Both implement the same MPEG-4 Part 2 / Advanced Simple Profile standard, so the bitstreams are interoperable. DivX was the original commercial codec (1998); Xvid forked from the open-source OpenDivX project in 2001 and stayed open. A DivX-encoded slideshow plays on Xvid decoders and vice versa. If your target hardware is Xvid-certified rather than DivX-certified, see Image to Xvid — the encoder defaults differ slightly but the output is similar.

Why is my DivX file larger than the equivalent MP4?
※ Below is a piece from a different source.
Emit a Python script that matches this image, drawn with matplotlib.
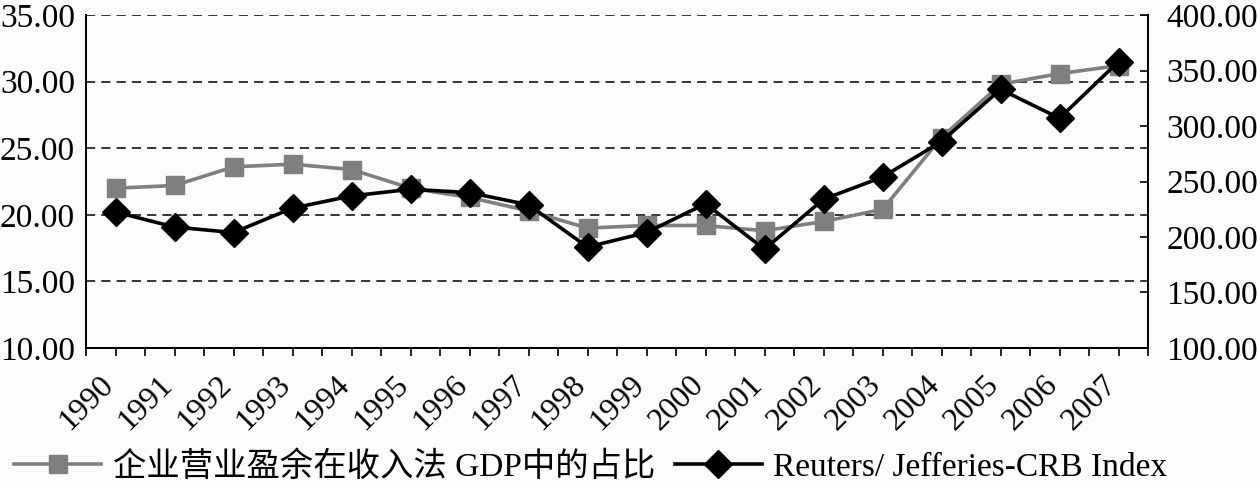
"""
Corporate operating surplus share of GDP vs. Reuters/Jefferies-CRB Index, 1990-2007.
"""
import matplotlib
matplotlib.use('Agg')
import matplotlib.pyplot as plt
from matplotlib.ticker import FixedLocator, FormatStrFormatter
from matplotlib.transforms import ScaledTranslation

# data
years = ['1990', '1991', '1992', '1993', '1994', '1995', '1996', '1997', '1998',
         '1999', '2000', '2001', '2002', '2003', '2004', '2005', '2006', '2007']
surplus_share = [22.0, 22.2, 23.6, 23.8, 23.4, 22.0, 21.3, 20.3, 19.0,
                 19.2, 19.2, 18.8, 19.5, 20.4, 25.8, 29.8, 30.6, 31.2]
crb_index = [222.5, 209, 204, 226, 237, 243, 240, 229, 191,
             204, 230, 189, 234, 254, 286, 333, 307, 358]

series_labels = ['企业营业盈余在收入法 GDP中的占比', 'Reuters/ Jefferies-CRB Index']
left_ticks = [10, 15, 20, 25, 30, 35]
right_ticks = [100, 150, 200, 250, 300, 350, 400]

bg = '#fbfbfb'
gray = '#7f7f7f'
serif = ['Liberation Serif', 'Noto Sans CJK SC']
plt.rcParams['font.family'] = serif

fig = plt.figure(figsize=(12.57, 4.88), dpi=100, facecolor=bg)
ax = fig.add_axes([86 / 1257, 1 - 348 / 488, (1148 - 86) / 1257, 333 / 488])
ax.set_facecolor(bg)

x = list(range(len(years)))

# left axis: gray squares
ln1, = ax.plot(x, surplus_share, '-s', color=gray, linewidth=2.6,
               markersize=12.5, markerfacecolor=gray, markeredgecolor=gray,
               zorder=3)
ax.set_ylim(10, 35)
ax.set_xlim(-0.5, len(years) - 0.5)
ax.yaxis.set_major_locator(FixedLocator(left_ticks))
ax.yaxis.set_major_formatter(FormatStrFormatter('%.2f'))
ax.tick_params(axis='y', length=0, pad=8, labelsize=24)
ax.grid(axis='y', color='black', linestyle=(0, (6, 4)), linewidth=1.1)
ax.set_axisbelow(True)

ax.set_xticks(x)
ax.set_xticklabels(years, rotation=45, ha='right', va='top', fontsize=23)
ax.set_xticks([i - 0.5 for i in range(len(years) + 1)], minor=True)
ax.tick_params(axis='x', which='both', direction='out', length=6, width=1.2,
               pad=10)
shift = ScaledTranslation(3 / 72, 0, fig.dpi_scale_trans)
for lab in ax.get_xticklabels():
    lab.set_transform(lab.get_transform() + shift)

# right axis: black diamonds
ax2 = ax.twinx()
ln2, = ax2.plot(x, crb_index, '-D', color='black', linewidth=2.6,
                markersize=14, zorder=4)
ax2.set_ylim(100, 400)
ax2.yaxis.set_major_locator(FixedLocator(right_ticks))
ax2.yaxis.set_major_formatter(FormatStrFormatter('%.2f'))
ax2.tick_params(axis='y', direction='in', length=6, width=1.2, pad=13,
                labelsize=24)

for a in (ax, ax2):
    a.spines['top'].set_visible(False)
    a.spines['left'].set_linewidth(1.3)
    a.spines['right'].set_linewidth(1.3)
    a.spines['bottom'].set_linewidth(1.3)

fig.legend([ln1, ln2], series_labels, loc='center',
           bbox_to_anchor=(0.47, 0.043), ncol=2, frameon=False,
           fontsize=24, handlelength=2.6, handletextpad=0.35,
           columnspacing=0.6, borderaxespad=0)

plt.savefig('out.png', dpi=100, facecolor=bg)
H.264 (MP4) is roughly twice as efficient as MPEG-4 Part 2 (DivX) at the same visual quality, and HEVC (MKV) is roughly twice as efficient as H.264. For a slideshow, the difference is amplified because static images compress well in any codec, but DivX's older inter-frame prediction can't exploit them as efficiently. If size matters more than legacy compatibility, Image to MP4 is the better target.
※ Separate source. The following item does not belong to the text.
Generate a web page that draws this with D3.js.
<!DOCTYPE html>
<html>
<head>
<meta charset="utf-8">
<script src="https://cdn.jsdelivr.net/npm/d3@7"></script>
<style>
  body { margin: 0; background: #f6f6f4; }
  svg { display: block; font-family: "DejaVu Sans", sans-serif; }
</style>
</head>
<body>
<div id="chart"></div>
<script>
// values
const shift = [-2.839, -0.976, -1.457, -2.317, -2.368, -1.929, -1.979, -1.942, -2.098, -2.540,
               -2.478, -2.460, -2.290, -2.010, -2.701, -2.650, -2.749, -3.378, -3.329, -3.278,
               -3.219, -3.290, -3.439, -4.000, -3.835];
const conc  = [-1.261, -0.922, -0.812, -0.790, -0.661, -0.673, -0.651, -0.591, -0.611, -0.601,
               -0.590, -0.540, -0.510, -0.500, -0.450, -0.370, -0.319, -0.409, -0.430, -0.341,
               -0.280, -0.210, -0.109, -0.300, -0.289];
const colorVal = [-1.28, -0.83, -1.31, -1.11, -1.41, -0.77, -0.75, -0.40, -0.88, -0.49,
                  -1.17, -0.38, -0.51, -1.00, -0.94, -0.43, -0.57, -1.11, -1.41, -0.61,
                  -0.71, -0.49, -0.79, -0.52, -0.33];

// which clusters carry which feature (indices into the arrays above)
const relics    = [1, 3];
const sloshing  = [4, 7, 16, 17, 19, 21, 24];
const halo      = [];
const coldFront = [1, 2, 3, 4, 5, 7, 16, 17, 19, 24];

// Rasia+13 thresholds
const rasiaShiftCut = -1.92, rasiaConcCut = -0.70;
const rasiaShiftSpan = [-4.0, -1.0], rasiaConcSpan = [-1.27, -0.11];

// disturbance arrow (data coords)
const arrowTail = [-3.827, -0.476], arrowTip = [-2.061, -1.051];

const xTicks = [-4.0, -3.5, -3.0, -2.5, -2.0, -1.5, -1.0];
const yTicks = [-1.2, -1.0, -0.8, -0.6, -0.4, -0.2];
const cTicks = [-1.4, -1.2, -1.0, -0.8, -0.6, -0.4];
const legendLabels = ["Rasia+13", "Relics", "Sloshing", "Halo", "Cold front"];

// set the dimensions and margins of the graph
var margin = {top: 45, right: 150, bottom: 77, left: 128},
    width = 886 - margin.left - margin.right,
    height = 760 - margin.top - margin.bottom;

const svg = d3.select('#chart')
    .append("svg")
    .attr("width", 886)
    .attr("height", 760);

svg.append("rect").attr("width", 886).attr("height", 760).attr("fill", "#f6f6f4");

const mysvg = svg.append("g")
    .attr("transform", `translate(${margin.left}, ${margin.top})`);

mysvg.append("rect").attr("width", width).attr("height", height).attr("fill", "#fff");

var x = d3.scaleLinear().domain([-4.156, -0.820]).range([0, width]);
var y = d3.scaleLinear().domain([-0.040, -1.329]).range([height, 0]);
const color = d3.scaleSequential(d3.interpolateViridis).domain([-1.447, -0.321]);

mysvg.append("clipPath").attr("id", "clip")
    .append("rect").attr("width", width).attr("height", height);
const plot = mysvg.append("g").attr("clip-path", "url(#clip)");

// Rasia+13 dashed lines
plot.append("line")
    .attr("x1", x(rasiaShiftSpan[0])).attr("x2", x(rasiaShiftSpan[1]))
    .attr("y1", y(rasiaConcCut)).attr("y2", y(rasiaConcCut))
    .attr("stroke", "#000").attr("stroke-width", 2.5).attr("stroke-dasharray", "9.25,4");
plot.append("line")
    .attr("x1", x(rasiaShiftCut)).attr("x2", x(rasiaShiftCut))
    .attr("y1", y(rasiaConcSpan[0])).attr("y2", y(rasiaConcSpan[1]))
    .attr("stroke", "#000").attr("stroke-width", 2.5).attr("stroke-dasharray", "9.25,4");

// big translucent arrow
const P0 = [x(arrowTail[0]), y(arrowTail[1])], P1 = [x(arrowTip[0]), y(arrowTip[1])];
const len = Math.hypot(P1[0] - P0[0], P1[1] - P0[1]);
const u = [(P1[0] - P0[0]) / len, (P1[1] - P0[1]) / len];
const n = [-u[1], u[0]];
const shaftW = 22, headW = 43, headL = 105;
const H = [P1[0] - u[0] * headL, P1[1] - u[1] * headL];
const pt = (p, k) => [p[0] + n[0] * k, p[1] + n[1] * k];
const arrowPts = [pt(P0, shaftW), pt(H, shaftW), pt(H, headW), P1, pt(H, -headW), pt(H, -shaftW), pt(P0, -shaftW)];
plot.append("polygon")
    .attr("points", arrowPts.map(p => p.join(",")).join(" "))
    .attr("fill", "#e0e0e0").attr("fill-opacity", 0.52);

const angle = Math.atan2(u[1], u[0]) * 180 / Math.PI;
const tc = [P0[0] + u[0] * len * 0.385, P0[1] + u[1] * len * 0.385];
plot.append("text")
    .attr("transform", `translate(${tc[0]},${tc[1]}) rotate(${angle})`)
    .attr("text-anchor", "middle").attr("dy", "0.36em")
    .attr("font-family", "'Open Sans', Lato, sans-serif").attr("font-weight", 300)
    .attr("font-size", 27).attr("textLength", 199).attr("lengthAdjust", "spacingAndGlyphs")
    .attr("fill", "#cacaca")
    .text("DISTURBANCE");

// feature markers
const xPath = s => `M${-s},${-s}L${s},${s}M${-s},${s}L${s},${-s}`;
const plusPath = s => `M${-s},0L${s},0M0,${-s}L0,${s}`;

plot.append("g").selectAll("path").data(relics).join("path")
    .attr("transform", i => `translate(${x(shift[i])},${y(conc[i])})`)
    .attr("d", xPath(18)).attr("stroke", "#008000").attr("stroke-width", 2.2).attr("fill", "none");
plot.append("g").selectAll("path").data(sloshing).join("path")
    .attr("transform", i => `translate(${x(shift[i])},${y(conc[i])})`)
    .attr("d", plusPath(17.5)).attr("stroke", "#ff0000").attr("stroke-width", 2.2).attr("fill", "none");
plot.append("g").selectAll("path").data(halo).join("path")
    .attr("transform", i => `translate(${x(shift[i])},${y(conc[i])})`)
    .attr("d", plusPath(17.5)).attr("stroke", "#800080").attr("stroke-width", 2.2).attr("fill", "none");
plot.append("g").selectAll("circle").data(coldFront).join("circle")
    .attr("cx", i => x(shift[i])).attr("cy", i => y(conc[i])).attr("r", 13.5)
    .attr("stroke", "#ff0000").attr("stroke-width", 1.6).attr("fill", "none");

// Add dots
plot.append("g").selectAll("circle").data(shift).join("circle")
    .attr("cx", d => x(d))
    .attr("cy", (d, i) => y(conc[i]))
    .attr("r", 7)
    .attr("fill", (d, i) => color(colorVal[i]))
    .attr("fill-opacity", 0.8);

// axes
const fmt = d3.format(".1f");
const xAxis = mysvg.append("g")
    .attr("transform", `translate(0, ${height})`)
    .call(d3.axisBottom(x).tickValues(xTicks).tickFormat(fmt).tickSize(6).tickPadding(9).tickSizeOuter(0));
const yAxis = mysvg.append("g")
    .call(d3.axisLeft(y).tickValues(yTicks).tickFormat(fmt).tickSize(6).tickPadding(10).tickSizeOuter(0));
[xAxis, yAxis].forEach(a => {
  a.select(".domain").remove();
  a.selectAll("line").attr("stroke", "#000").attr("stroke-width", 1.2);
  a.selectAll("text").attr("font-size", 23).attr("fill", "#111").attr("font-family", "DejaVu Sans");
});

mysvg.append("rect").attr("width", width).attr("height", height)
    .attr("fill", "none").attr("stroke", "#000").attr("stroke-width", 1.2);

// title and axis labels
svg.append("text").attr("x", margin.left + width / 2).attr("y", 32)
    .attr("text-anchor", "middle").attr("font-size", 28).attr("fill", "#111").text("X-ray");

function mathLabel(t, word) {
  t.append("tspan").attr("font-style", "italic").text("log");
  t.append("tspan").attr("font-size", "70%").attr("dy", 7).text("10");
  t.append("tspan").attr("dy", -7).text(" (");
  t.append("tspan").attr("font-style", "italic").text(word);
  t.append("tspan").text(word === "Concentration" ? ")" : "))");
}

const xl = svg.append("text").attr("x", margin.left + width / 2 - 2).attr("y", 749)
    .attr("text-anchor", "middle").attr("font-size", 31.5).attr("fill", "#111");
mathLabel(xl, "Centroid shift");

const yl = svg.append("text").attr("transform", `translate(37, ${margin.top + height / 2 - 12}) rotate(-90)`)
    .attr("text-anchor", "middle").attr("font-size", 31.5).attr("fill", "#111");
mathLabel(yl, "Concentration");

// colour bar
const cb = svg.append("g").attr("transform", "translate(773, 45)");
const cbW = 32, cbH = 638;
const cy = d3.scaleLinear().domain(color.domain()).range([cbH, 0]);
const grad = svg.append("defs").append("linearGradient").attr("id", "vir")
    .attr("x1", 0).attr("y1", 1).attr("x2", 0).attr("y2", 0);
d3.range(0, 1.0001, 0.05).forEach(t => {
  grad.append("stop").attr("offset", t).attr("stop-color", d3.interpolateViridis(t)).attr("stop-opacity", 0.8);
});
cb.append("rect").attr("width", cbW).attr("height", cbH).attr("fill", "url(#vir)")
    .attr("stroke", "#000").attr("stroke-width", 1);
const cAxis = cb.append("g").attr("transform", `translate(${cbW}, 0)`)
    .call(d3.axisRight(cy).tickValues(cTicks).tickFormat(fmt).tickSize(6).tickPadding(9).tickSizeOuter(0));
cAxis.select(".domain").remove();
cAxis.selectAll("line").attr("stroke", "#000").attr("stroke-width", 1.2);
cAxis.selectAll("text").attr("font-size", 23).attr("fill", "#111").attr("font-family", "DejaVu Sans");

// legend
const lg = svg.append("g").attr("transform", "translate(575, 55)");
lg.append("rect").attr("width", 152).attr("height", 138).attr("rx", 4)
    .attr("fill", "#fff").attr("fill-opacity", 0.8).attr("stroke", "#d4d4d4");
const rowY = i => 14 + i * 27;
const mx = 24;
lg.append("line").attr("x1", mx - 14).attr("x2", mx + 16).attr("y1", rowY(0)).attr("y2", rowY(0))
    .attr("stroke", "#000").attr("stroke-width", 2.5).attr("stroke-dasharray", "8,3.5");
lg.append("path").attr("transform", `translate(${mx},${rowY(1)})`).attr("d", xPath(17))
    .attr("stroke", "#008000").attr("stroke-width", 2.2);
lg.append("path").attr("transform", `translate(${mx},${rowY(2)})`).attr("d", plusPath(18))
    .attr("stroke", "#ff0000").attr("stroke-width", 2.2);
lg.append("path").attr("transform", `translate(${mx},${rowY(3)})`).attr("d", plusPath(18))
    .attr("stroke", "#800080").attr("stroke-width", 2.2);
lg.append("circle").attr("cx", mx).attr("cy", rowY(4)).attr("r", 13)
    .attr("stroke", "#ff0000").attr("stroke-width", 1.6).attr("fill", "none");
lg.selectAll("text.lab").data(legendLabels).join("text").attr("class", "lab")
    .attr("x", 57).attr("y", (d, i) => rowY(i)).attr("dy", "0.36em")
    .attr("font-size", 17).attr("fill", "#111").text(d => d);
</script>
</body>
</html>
What resolution should I pick for a 2005-era DVD player?

720x480 for NTSC regions (US, Canada, Japan) or 720x576 for PAL regions (Europe, Australia). The DivX Home Theater profile caps at 30 fps and 4 Mbps — most player firmware enforces these limits and refuses to load files that exceed them. If you don't know the player's region, 720x480 is the safer fallback because PAL displays generally tolerate NTSC playback.

Can I add background music to the slideshow?

The Image to DivX converter writes a video-only stream. To add music, convert your photos to DivX first, then merge the result with an audio track using a video editor or a tool that supports replacing audio in MP4/AVI. If you need an audio-only output for a separate disc, see DivX to MP3 for extracting audio from existing DivX files.

Will RAW camera files work, or do I need to convert them first?

RAW formats are converted directly — CR2/CR3 (Canon), NEF (Nikon), ARW (Sony), DNG (Adobe), ORF (Olympus), RAF (Fuji), and others are decoded inline. The encoder uses the embedded JPEG preview when available and falls back to demosaicing the full sensor data otherwise. Color rendering is closer to the camera's standard profile than to manual editing in Lightroom — for fine-tuned color, export edited JPEGs from your editor and upload those instead.

What background color should I use when image aspect ratios differ?

Black is the default and matches what TVs and projectors display in letterbox mode, so it looks natural on overscan-prone older displays. White works for clean modern presentations. Match the dominant edge color of your photos (gray for outdoor scenes, navy for night shots) if you want a less obtrusive frame. Avoid bright primaries like red or lime — they create distracting borders during long viewing sessions.

Is DivX still safe to use given how old the format is?

Yes. The MPEG-4 Part 2 patent pool fully expired worldwide in January 2024, so DivX/Xvid is now royalty-free as a baseline standard. The DivX trademark and certification programs are still active under DivX, LLC, but you don't need a license to encode or distribute MPEG-4 Part 2 content. The format is supported natively by FFmpeg, VLC, MPV, Plex, and essentially every desktop media player.

Should I just use MP4 instead?

For modern devices, yes — Image to MP4 is more universally compatible across phones, web browsers, and smart TVs from the last decade. Pick DivX only when you're specifically targeting DivX-certified DVD players, in-car head units, older media center boxes, or legacy projectors that explicitly list DivX/Xvid support and reject H.264. For everything else, MP4 is the modern default.